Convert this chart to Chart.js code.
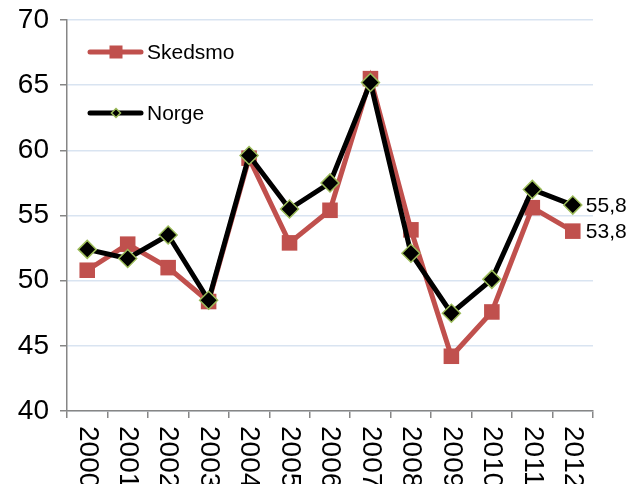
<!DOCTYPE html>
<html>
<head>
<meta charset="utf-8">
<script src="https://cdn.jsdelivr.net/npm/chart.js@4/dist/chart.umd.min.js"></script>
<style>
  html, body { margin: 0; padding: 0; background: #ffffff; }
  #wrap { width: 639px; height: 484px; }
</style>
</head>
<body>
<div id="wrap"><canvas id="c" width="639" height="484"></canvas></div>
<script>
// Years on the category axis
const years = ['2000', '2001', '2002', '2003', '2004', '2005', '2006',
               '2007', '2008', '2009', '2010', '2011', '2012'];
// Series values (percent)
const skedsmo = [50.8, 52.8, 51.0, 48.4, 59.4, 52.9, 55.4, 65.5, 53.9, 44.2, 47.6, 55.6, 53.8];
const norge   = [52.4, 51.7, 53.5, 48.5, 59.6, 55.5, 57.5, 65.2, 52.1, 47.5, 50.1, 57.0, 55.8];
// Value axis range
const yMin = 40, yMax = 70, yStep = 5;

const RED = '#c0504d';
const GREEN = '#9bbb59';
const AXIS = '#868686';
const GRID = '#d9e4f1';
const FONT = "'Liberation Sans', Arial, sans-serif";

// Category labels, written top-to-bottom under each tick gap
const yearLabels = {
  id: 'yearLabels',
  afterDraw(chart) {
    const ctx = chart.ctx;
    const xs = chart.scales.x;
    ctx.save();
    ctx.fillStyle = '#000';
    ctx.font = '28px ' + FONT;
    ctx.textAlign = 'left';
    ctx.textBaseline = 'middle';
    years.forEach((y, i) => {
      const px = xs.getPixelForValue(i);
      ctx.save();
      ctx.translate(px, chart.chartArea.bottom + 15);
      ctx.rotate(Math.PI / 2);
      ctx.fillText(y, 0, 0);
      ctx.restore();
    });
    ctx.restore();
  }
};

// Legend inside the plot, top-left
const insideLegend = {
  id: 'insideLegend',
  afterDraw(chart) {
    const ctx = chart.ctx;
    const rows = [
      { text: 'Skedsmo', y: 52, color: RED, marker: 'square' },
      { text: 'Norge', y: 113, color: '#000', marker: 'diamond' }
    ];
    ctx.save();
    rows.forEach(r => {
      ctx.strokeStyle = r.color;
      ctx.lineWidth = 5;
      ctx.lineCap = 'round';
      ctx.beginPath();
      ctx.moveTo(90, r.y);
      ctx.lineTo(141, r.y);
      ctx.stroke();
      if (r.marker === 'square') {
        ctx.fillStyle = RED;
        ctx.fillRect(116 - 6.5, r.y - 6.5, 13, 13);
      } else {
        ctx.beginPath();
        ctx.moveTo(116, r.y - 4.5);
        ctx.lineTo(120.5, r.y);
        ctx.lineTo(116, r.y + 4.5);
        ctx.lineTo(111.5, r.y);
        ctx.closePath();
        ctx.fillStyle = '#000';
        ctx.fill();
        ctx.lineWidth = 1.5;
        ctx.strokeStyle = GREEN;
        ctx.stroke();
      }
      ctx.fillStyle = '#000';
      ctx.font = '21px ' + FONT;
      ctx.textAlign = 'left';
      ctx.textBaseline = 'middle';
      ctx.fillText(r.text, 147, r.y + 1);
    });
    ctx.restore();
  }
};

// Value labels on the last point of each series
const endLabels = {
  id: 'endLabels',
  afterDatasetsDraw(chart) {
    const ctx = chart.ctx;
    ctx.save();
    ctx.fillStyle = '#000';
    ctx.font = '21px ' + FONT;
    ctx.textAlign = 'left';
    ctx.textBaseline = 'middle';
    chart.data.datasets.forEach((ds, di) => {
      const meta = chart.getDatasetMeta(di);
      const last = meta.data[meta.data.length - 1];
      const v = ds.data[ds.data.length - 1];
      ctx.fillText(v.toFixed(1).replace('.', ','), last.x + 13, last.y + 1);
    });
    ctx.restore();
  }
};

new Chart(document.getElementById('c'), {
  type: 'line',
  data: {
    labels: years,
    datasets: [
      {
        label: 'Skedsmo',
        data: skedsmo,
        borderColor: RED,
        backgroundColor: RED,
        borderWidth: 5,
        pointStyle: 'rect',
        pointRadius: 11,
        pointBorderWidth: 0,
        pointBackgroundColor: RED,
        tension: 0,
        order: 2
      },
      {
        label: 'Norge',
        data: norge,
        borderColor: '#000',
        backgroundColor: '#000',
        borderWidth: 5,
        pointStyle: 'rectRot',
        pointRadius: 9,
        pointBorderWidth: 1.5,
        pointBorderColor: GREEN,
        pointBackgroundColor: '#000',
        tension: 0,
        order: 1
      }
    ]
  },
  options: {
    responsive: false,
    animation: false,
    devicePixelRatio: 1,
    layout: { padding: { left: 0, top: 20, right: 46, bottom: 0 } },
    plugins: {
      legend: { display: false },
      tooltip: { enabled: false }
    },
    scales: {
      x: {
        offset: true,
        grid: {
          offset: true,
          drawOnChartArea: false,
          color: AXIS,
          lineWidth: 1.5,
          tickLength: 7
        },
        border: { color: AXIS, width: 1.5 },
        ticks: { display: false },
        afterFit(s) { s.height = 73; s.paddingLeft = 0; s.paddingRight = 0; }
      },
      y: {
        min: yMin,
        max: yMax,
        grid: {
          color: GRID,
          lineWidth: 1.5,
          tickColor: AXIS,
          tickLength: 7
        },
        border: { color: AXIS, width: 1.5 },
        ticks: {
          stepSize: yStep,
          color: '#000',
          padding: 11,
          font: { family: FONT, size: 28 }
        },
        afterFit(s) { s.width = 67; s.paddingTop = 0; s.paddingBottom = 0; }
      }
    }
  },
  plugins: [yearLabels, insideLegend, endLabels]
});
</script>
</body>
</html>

■ ■ ■ ■ ■ ■ ■

**PROBLEM REQUIREMENTS:** Quote each line of the listing exactly, but leave the pictures out.

**RESPONSE TO THE EXERCISE:**
Convert this chart to Chart.js code.
<!DOCTYPE html>
<html>
<head>
<meta charset="utf-8">
<script src="https://cdn.jsdelivr.net/npm/chart.js@4/dist/chart.umd.min.js"></script>
<style>
  html, body { margin: 0; padding: 0; background: #ffffff; }
  #wrap { width: 639px; height: 484px; }
</style>
</head>
<body>
<div id="wrap"><canvas id="c" width="639" height="484"></canvas></div>
<script>
// Years on the category axis
const years = ['2000', '2001', '2002', '2003', '2004', '2005', '2006',
               '2007', '2008', '2009', '2010', '2011', '2012'];
// Series values (percent)
const skedsmo = [50.8, 52.8, 51.0, 48.4, 59.4, 52.9, 55.4, 65.5, 53.9, 44.2, 47.6, 55.6, 53.8];
const norge   = [52.4, 51.7, 53.5, 48.5, 59.6, 55.5, 57.5, 65.2, 52.1, 47.5, 50.1, 57.0, 55.8];
// Value axis range
const yMin = 40, yMax = 70, yStep = 5;

const RED = '#c0504d';
const GREEN = '#9bbb59';
const AXIS = '#868686';
const GRID = '#d9e4f1';
const FONT = "'Liberation Sans', Arial, sans-serif";

// Category labels, written top-to-bottom under each tick gap
const yearLabels = {
  id: 'yearLabels',
  afterDraw(chart) {
    const ctx = chart.ctx;
    const xs = chart.scales.x;
    ctx.save();
    ctx.fillStyle = '#000';
    ctx.font = '28px ' + FONT;
    ctx.textAlign = 'left';
    ctx.textBaseline = 'middle';
    years.forEach((y, i) => {
      const px = xs.getPixelForValue(i);
      ctx.save();
      ctx.translate(px, chart.chartArea.bottom + 15);
      ctx.rotate(Math.PI / 2);
      ctx.fillText(y, 0, 0);
      ctx.restore();
    });
    ctx.restore();
  }
};

// Legend inside the plot, top-left
const insideLegend = {
  id: 'insideLegend',
  afterDraw(chart) {
    const ctx = chart.ctx;
    const rows = [
      { text: 'Skedsmo', y: 52, color: RED, marker: 'square' },
      { text: 'Norge', y: 113, color: '#000', marker: 'diamond' }
    ];
    ctx.save();
    rows.forEach(r => {
      ctx.strokeStyle = r.color;
      ctx.lineWidth = 5;
      ctx.lineCap = 'round';
      ctx.beginPath();
      ctx.moveTo(90, r.y);
      ctx.lineTo(141, r.y);
      ctx.stroke();
      if (r.marker === 'square') {
        ctx.fillStyle = RED;
        ctx.fillRect(116 - 6.5, r.y - 6.5, 13, 13);
      } else {
        ctx.beginPath();
        ctx.moveTo(116, r.y - 4.5);
        ctx.lineTo(120.5, r.y);
        ctx.lineTo(116, r.y + 4.5);
        ctx.lineTo(111.5, r.y);
        ctx.closePath();
        ctx.fillStyle = '#000';
        ctx.fill();
        ctx.lineWidth = 1.5;
        ctx.strokeStyle = GREEN;
        ctx.stroke();
      }
      ctx.fillStyle = '#000';
      ctx.font = '21px ' + FONT;
      ctx.textAlign = 'left';
      ctx.textBaseline = 'middle';
      ctx.fillText(r.text, 147, r.y + 1);
    });
    ctx.restore();
  }
};

// Value labels on the last point of each series
const endLabels = {
  id: 'endLabels',
  afterDatasetsDraw(chart) {
    const ctx = chart.ctx;
    ctx.save();
    ctx.fillStyle = '#000';
    ctx.font = '21px ' + FONT;
    ctx.textAlign = 'left';
    ctx.textBaseline = 'middle';
    chart.data.datasets.forEach((ds, di) => {
      const meta = chart.getDatasetMeta(di);
      const last = meta.data[meta.data.length - 1];
      const v = ds.data[ds.data.length - 1];
      ctx.fillText(v.toFixed(1).replace('.', ','), last.x + 13, last.y + 1);
    });
    ctx.restore();
  }
};

new Chart(document.getElementById('c'), {
  type: 'line',
  data: {
    labels: years,
    datasets: [
      {
        label: 'Skedsmo',
        data: skedsmo,
        borderColor: RED,
        backgroundColor: RED,
        borderWidth: 5,
        pointStyle: 'rect',
        pointRadius: 11,
        pointBorderWidth: 0,
        pointBackgroundColor: RED,
        tension: 0,
        order: 2
      },
      {
        label: 'Norge',
        data: norge,
        borderColor: '#000',
        backgroundColor: '#000',
        borderWidth: 5,
        pointStyle: 'rectRot',
        pointRadius: 9,
        pointBorderWidth: 1.5,
        pointBorderColor: GREEN,
        pointBackgroundColor: '#000',
        tension: 0,
        order: 1
      }
    ]
  },
  options: {
    responsive: false,
    animation: false,
    devicePixelRatio: 1,
    layout: { padding: { left: 0, top: 20, right: 46, bottom: 0 } },
    plugins: {
      legend: { display: false },
      tooltip: { enabled: false }
    },
    scales: {
      x: {
        offset: true,
        grid: {
          offset: true,
          drawOnChartArea: false,
          color: AXIS,
          lineWidth: 1.5,
          tickLength: 7
        },
        border: { color: AXIS, width: 1.5 },
        ticks: { display: false },
        afterFit(s) { s.height = 73; s.paddingLeft = 0; s.paddingRight = 0; }
      },
      y: {
        min: yMin,
        max: yMax,
        grid: {
          color: GRID,
          lineWidth: 1.5,
          tickColor: AXIS,
          tickLength: 7
        },
        border: { color: AXIS, width: 1.5 },
        ticks: {
          stepSize: yStep,
          color: '#000',
          padding: 11,
          font: { family: FONT, size: 28 }
        },
        afterFit(s) { s.width = 67; s.paddingTop = 0; s.paddingBottom = 0; }
      }
    }
  },
  plugins: [yearLabels, insideLegend, endLabels]
});
</script>
</body>
</html>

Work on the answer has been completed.